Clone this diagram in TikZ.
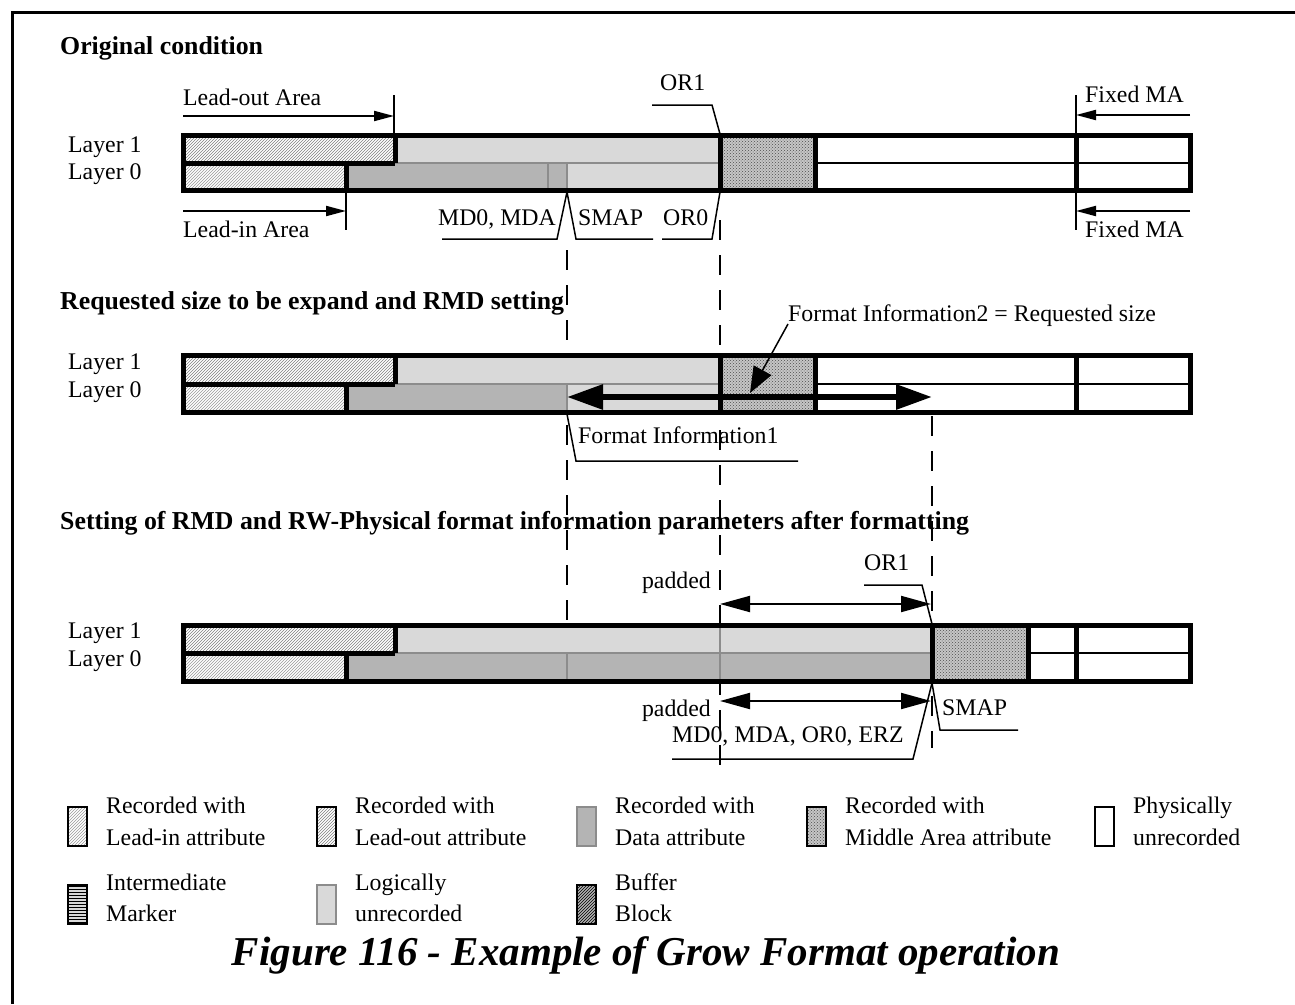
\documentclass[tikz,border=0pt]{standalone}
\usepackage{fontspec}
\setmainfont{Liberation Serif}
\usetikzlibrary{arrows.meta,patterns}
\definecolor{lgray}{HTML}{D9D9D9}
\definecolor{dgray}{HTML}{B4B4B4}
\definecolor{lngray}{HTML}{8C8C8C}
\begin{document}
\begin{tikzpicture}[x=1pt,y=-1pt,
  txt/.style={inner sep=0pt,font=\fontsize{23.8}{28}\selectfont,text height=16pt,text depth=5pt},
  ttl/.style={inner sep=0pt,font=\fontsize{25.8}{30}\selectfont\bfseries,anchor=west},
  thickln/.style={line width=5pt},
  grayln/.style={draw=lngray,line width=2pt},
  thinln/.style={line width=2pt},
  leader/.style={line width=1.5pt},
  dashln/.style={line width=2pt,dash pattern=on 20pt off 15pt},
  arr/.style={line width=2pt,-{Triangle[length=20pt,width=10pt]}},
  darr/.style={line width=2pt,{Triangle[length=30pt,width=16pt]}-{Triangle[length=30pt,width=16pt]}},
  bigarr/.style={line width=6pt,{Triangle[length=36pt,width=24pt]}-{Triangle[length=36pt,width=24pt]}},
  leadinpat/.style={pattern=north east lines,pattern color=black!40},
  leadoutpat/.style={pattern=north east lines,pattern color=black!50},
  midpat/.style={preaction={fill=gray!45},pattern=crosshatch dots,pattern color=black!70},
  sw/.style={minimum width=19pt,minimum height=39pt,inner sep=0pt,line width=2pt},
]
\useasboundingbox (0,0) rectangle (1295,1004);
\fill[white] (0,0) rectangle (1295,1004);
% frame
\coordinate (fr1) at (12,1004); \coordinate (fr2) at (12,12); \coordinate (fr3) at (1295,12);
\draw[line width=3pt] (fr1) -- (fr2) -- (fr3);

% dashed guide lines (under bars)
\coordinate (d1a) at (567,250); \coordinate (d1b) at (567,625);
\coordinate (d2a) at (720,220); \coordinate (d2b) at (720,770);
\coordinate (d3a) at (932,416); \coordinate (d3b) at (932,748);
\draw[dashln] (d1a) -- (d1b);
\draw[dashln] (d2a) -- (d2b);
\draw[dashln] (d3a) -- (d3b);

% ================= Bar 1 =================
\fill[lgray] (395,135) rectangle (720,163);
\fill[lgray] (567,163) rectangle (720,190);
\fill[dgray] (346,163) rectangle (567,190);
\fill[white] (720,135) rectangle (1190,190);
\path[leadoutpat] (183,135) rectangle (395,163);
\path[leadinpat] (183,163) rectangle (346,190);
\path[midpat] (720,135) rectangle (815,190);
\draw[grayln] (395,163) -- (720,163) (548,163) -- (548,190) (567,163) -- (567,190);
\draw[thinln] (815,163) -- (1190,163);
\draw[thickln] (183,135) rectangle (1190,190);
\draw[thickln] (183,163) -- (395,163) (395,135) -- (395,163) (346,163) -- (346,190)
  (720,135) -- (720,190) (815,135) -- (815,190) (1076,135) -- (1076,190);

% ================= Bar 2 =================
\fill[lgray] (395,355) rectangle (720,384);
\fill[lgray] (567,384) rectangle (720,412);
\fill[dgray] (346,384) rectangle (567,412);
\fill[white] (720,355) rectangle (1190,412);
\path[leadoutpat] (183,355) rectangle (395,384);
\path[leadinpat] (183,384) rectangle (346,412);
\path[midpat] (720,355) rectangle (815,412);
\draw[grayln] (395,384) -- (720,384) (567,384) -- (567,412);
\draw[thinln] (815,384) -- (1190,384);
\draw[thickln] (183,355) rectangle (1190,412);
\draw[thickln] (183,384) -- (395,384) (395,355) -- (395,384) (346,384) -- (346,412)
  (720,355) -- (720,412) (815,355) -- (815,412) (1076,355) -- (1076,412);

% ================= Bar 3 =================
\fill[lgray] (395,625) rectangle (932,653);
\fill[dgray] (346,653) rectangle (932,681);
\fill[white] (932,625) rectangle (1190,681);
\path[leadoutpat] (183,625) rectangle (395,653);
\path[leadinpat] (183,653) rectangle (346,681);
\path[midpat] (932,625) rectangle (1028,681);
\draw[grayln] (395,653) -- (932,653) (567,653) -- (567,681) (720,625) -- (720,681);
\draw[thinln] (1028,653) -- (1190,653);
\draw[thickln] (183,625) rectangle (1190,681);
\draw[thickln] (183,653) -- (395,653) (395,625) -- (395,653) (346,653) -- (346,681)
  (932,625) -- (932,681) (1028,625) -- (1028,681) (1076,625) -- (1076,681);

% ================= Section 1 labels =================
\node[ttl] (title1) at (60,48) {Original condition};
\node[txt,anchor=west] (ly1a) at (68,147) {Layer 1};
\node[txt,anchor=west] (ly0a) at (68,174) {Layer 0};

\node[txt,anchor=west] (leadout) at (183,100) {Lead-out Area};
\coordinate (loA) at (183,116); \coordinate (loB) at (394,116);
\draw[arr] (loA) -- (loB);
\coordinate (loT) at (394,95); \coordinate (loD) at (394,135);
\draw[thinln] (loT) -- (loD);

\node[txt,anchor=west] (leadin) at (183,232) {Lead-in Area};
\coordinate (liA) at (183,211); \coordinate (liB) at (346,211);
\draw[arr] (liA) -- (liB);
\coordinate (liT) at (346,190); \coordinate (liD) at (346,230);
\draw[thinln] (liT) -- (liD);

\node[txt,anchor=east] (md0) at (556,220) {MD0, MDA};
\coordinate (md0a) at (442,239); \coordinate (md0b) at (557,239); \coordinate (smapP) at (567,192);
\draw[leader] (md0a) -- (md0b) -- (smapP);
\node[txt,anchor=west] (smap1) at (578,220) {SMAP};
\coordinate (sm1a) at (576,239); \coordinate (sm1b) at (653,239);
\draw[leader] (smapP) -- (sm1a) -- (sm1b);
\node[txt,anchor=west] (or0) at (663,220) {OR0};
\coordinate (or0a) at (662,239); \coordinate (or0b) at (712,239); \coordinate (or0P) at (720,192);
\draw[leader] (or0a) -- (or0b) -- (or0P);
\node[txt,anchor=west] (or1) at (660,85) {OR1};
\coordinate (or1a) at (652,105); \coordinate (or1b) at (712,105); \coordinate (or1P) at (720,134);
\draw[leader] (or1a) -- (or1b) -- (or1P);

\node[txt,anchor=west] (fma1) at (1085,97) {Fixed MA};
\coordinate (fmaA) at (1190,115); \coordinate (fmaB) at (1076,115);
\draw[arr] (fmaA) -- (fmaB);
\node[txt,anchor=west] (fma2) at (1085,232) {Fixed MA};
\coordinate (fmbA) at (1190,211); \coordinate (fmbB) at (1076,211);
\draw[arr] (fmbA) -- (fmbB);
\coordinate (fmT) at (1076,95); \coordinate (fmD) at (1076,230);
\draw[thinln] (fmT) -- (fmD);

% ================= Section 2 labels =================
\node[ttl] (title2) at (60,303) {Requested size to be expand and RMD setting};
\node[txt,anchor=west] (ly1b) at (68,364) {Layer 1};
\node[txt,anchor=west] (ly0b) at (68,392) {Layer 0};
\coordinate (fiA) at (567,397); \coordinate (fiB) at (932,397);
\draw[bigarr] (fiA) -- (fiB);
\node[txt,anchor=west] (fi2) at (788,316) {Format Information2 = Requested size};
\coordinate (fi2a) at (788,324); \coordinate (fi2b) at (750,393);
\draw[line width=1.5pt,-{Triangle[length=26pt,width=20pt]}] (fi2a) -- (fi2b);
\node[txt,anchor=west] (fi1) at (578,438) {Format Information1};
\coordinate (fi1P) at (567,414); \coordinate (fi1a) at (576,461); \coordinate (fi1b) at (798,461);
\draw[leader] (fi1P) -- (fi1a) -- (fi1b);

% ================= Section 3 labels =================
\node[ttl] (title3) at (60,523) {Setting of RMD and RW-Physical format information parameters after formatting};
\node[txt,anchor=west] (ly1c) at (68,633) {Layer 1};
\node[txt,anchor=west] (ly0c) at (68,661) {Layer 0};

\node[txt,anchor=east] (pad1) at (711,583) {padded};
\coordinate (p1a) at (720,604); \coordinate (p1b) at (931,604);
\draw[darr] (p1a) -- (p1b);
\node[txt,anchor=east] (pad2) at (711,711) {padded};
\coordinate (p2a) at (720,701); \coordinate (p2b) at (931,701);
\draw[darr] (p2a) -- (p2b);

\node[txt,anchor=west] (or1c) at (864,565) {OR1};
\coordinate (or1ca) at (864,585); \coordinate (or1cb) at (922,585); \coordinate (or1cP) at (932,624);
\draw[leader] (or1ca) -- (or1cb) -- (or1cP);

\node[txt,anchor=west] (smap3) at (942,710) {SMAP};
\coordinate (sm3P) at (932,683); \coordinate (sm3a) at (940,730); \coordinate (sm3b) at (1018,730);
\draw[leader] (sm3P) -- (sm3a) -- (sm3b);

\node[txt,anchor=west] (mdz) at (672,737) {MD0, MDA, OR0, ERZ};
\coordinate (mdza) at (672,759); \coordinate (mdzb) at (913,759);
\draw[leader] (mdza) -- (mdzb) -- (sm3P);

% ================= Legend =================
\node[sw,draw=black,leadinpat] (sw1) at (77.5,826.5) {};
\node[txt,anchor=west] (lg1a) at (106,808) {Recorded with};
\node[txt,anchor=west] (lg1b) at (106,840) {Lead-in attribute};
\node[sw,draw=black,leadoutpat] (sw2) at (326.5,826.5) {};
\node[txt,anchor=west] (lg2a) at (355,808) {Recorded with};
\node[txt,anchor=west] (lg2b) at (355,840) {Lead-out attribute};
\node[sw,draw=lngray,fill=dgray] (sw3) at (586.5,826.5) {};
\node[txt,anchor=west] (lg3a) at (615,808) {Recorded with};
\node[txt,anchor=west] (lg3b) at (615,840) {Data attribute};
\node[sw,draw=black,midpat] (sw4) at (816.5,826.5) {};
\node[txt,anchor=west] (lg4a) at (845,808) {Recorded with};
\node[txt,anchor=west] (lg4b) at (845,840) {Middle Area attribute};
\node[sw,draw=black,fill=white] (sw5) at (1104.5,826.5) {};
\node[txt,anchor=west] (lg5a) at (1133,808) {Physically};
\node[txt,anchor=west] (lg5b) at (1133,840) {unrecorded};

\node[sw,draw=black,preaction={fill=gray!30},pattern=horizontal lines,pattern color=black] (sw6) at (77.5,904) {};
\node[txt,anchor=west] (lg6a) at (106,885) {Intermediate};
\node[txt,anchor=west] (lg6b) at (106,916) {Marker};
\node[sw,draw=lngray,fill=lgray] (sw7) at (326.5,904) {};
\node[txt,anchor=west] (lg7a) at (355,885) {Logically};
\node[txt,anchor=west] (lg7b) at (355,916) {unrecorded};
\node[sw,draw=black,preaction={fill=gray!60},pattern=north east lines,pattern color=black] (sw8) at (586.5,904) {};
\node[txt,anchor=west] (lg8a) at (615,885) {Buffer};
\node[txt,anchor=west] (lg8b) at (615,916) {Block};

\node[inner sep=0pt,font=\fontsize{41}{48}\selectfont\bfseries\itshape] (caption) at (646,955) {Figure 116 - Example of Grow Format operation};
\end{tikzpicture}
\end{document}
::::::::::
Exercise>
Please quote the lines of the material, beginning with the first and ending with the one that contains "(fr2) -- (fr3);", exactly as written and without any pictures.

Finished exercise>
Clone this diagram in TikZ.
\documentclass[tikz,border=0pt]{standalone}
\usepackage{fontspec}
\setmainfont{Liberation Serif}
\usetikzlibrary{arrows.meta,patterns}
\definecolor{lgray}{HTML}{D9D9D9}
\definecolor{dgray}{HTML}{B4B4B4}
\definecolor{lngray}{HTML}{8C8C8C}
\begin{document}
\begin{tikzpicture}[x=1pt,y=-1pt,
  txt/.style={inner sep=0pt,font=\fontsize{23.8}{28}\selectfont,text height=16pt,text depth=5pt},
  ttl/.style={inner sep=0pt,font=\fontsize{25.8}{30}\selectfont\bfseries,anchor=west},
  thickln/.style={line width=5pt},
  grayln/.style={draw=lngray,line width=2pt},
  thinln/.style={line width=2pt},
  leader/.style={line width=1.5pt},
  dashln/.style={line width=2pt,dash pattern=on 20pt off 15pt},
  arr/.style={line width=2pt,-{Triangle[length=20pt,width=10pt]}},
  darr/.style={line width=2pt,{Triangle[length=30pt,width=16pt]}-{Triangle[length=30pt,width=16pt]}},
  bigarr/.style={line width=6pt,{Triangle[length=36pt,width=24pt]}-{Triangle[length=36pt,width=24pt]}},
  leadinpat/.style={pattern=north east lines,pattern color=black!40},
  leadoutpat/.style={pattern=north east lines,pattern color=black!50},
  midpat/.style={preaction={fill=gray!45},pattern=crosshatch dots,pattern color=black!70},
  sw/.style={minimum width=19pt,minimum height=39pt,inner sep=0pt,line width=2pt},
]
\useasboundingbox (0,0) rectangle (1295,1004);
\fill[white] (0,0) rectangle (1295,1004);
% frame
\coordinate (fr1) at (12,1004); \coordinate (fr2) at (12,12); \coordinate (fr3) at (1295,12);
\draw[line width=3pt] (fr1) -- (fr2) -- (fr3);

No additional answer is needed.